Which Oil Should I Use: Conventional or Synthetic?
There is less myth surrounding this, but still an important concept to understand. Most engines were created with lower grade oil in mind, but still able to use higher grade oil. Other engines, specifically those with high performance applications, use synthetic oil to maintain engine functionality at higher mechanical performance. Engines designed to use conventional oil can use synthetic oil, with no adverse effects, but synthetic oil engines can only use synthetic. The advantage of using synthetic oil in a conventional engine is the longevity of the oil life and the detergents within it that clean the carbon buildup inside of the engine.
My Car Has An Oil Leak: What Should I Do?
Backing up out of the driveway, and you notice a small, dark puddle underneath where your car used to be. Some people would say get it fixed immediately; others would say let it be for the time being- which is it?
A car maintains an approximate amount of oil at any given time. An example would be 4.5 quarts of oil in the engine system.

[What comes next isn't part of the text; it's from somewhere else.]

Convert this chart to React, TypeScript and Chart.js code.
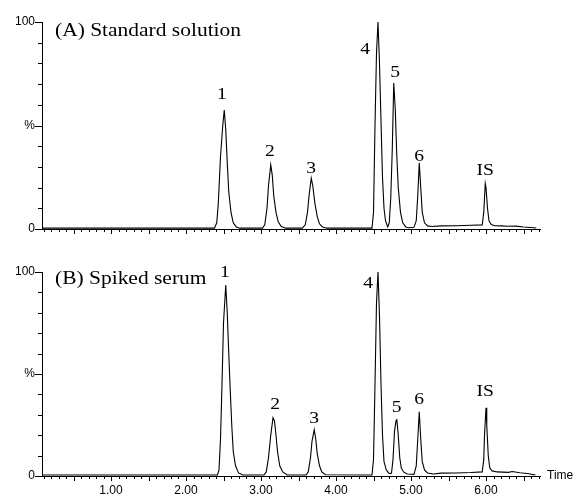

The entire amount of oil is not being used simultaneously, but rather being cycled through the system, being picked up and dropped off repeatedly. The reason maintaining the correct level of oil is important is due to its role in lubrication. If at any time there is not an appropriate amount of oil present, the machined parts may scrape each other. When you fill an engine with oil, there generally is an excess of how much is actually needed at one time. Normally checked by the dipstick, and indicated by MIN and MAX values, it is important to keep it above the minimum amount and below the maximum. When your car has an oil leak, this means that there is a breach in the system somewhere in the engine. Though not the worst issue a car could have, it does mean that your car is not running as efficiently as possible. It is important to understand that there is an oil leak, instead of ignoring it, and to keep extra oil on hand in case the leak gets to catastrophic levels. It is not a pressing issue that negates the car from running, but over time, buying excess oil can become expensive, and is also a hazard to the environment. Prepare to fix it in time, but it does not require immediate attention.
There are many other consumer based discussions out there on oil, such as “which oil is best?”, or “what do the numbers mean on the front of the bottle?”. Overall, it is good practice to stick the manufacturer’s recommendations, and use the appropriate and correct type of oil. Remember to check your oil frequently through the dipstick, don’t forget to change your oil, and keep that oil leak in mind.